Koenkk commented 5 years ago

@jesperldk changing channel is enough.

jesperldk commented 5 years ago

@Koenkk Got a little unexpected time today and tried the stick on an Intel machine running Debian Stretch. Followed the installation guide with no hiccups at all, except I had to add my user to the dialout group to get access to ttyACM0. The result is exactly like on my Pi Zero:

@influx:/opt/zigbee2mqtt$ DEBUG=zigbee-shepherd* npm start
> zigbee2mqtt@1.2.1 start /opt/zigbee2mqtt
> node index.js
  zigbee2mqtt:info 3/22/2019, 5:59:50 PM Logging to directory: '/opt/zigbee2mqtt/data/log/2019-03-22.17-59-50'
  zigbee2mqtt:debug 3/22/2019, 5:59:50 PM Using zigbee-shepherd with settings: '{"net":{"panId":6754,"extPanId":[221,221,221,221,221,221,221,221],"channelList":[11],"precfgkey":"HIDDEN"},"dbPath":"/opt/zigbee2mqtt/data/database.db","sp":{"baudRate":115200,"rtscts":true}}'
  zigbee2mqtt:debug 3/22/2019, 5:59:50 PM Loaded state from file /opt/zigbee2mqtt/data/state.json
  zigbee2mqtt:debug 3/22/2019, 5:59:50 PM Saving state to file /opt/zigbee2mqtt/data/state.json
  zigbee2mqtt:info 3/22/2019, 5:59:50 PM Starting zigbee2mqtt version 1.2.1 (commit #4048cb8)
  zigbee2mqtt:info 3/22/2019, 5:59:50 PM Starting zigbee-shepherd
  zigbee-shepherd:init zigbee-shepherd booting... +0ms
  zigbee-shepherd:request REQ --> SYS:osalNvRead +0ms
  zigbee-shepherd:request RSP <-- SYS:osalNvRead +2s
  zigbee-shepherd:init Coordinator initialize had an error: Error: request timeout
    at CcZnp.<anonymous> (/opt/zigbee2mqtt/node_modules/cc-znp/lib/ccznp.js:261:22)
    at Object.onceWrapper (events.js:277:13)
    at CcZnp.emit (events.js:189:13)
    at Timeout.<anonymous> (/opt/zigbee2mqtt/node_modules/cc-znp/lib/ccznp.js:240:18)
    at ontimeout (timers.js:436:11)
    at tryOnTimeout (timers.js:300:5)
    at listOnTimeout (timers.js:263:5)
    at Timer.processTimers (timers.js:223:10) +0ms
  zigbee2mqtt:info 3/22/2019, 5:59:56 PM Error while starting zigbee-shepherd, attempting to fix... (takes 60 seconds)

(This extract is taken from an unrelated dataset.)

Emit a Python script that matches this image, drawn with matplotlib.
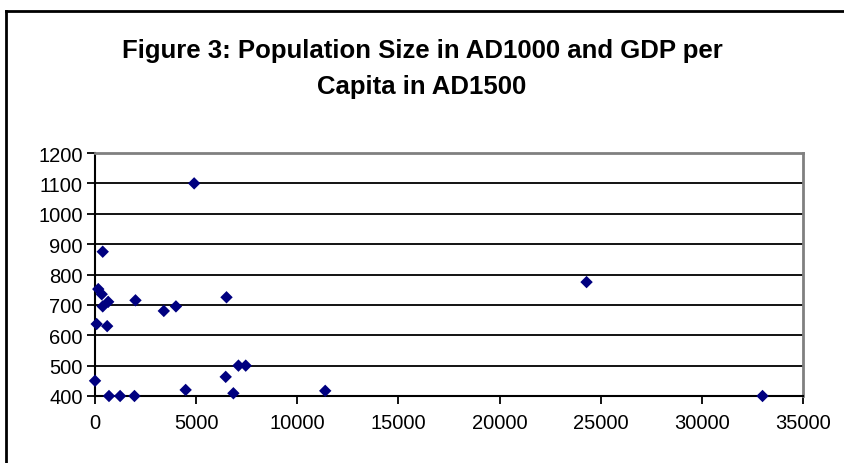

I also tried the unplug/replug+press-and-led-turns-off-trick with no luck.

Koenkk commented 5 years ago

@jesperldk the last thing that you could try is reflashing, if this doesn't work, my guess is that your CC2531 is broken.

jesperldk commented 5 years ago

@Koenkk Reflash didn't help. I then took the CC2530 I had bought for router, flashed it as coordinator and connected it with an old FTDI 1232 I had laying around. Worked at first try :-D So my CC2531 is considered dead and I have ordered a new one. Thanks a lot for all the help!! 🥇

Michaelnorge commented 5 years ago

Same here.

Using CC2531 like a coordiniator on an ioBroker with Pi3. After restart the log is showing "Error while starting Error request timeout" and the light on the usb is turned off. I need to restart the Raspberry three times to get it in work again.

That´s strange...

kianusch commented 5 years ago

@Koenkk

Overnight my CC2531 firmware crashed (again) - currently the stick is in the crahed state - before I reflash the stick - is there anything I can do to help finding the problem?

I had 13 bulbs (10 Tradfri, 3 Philip Hue) in my network, 2 end-devices and one CC2531 with router-firmware.

The coordinator was running with the latest "standard" firmware.

(I'm using my second CC2531 with MAX-Stability-FW right now).

Koenkk commented 5 years ago

@kianusch probably because it runs out of memory, the max stability firmware has more, please let me know if it also crashes with that one.